WHAT THIS TASK INVOLVES: Nothing after the line with "import plotly.graph_objects as go" belongs in the copy; extract the lines below from the top through that line, pictures left out.

--- start ---

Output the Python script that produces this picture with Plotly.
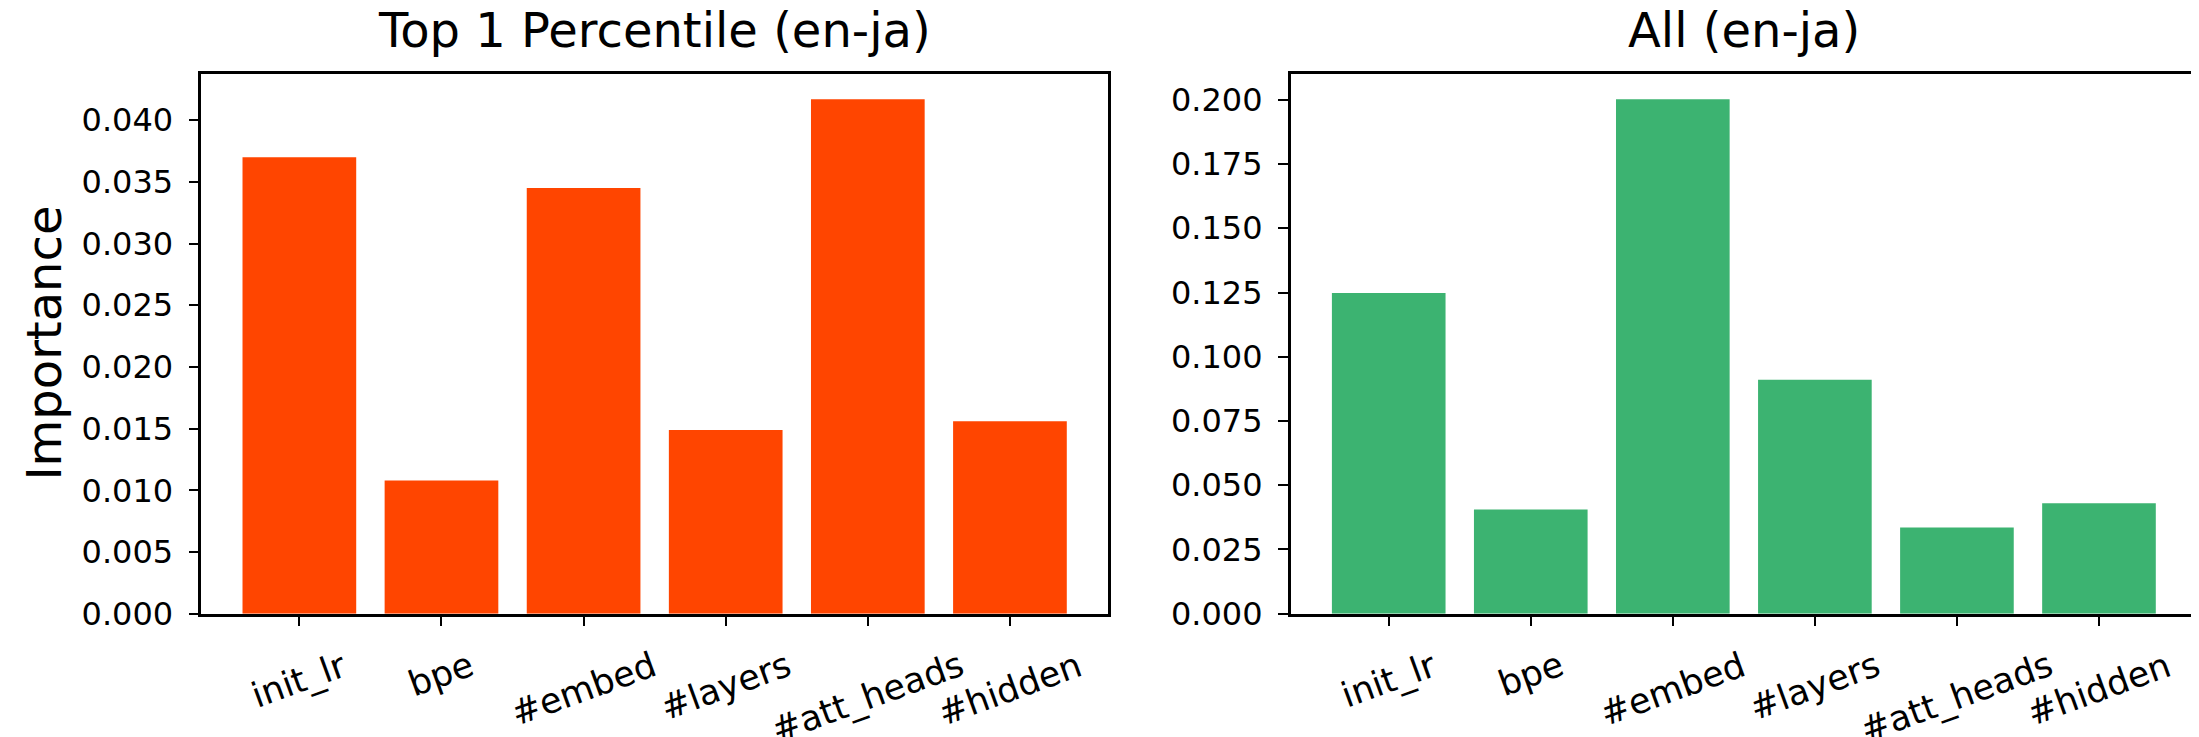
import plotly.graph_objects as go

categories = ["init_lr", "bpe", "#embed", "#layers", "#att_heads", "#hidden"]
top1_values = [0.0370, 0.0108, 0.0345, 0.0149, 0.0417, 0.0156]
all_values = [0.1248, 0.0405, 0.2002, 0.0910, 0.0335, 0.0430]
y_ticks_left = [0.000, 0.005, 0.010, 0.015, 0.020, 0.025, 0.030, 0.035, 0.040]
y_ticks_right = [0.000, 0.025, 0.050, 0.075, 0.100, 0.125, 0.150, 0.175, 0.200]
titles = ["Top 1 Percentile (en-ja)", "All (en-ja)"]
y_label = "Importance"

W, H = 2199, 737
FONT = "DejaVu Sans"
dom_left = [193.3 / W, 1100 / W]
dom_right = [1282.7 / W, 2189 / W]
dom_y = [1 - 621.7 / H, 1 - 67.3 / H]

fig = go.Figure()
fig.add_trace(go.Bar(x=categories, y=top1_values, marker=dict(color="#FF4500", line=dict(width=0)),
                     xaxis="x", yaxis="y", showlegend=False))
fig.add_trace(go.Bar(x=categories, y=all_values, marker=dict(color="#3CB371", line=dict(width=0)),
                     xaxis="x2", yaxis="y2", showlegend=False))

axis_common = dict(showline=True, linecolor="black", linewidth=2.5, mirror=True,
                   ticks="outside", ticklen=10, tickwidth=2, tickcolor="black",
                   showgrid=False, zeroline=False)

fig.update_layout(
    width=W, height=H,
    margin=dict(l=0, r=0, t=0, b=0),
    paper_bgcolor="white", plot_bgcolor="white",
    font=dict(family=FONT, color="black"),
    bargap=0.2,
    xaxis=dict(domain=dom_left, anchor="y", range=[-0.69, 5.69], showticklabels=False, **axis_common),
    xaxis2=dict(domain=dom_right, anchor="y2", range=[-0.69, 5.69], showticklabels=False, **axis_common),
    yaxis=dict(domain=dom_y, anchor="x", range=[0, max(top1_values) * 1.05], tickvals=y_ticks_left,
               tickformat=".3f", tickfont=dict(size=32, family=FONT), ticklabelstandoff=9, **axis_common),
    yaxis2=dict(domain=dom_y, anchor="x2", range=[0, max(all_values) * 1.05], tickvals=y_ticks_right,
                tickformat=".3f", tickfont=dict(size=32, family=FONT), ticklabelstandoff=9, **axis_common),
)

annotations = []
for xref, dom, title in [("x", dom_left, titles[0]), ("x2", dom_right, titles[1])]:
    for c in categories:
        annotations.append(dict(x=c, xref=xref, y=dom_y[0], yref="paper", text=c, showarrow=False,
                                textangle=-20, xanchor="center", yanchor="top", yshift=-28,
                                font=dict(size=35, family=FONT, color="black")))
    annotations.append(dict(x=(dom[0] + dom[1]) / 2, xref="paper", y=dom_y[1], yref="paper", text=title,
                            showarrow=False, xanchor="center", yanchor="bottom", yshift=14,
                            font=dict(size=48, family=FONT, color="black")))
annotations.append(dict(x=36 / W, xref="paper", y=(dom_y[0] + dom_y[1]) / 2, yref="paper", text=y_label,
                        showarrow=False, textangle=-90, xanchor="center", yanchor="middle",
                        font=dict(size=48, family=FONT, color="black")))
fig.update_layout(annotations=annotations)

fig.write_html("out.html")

--- end ---

TASK RESPONSE:
Output the Python script that produces this picture with Plotly.
import plotly.graph_objects as go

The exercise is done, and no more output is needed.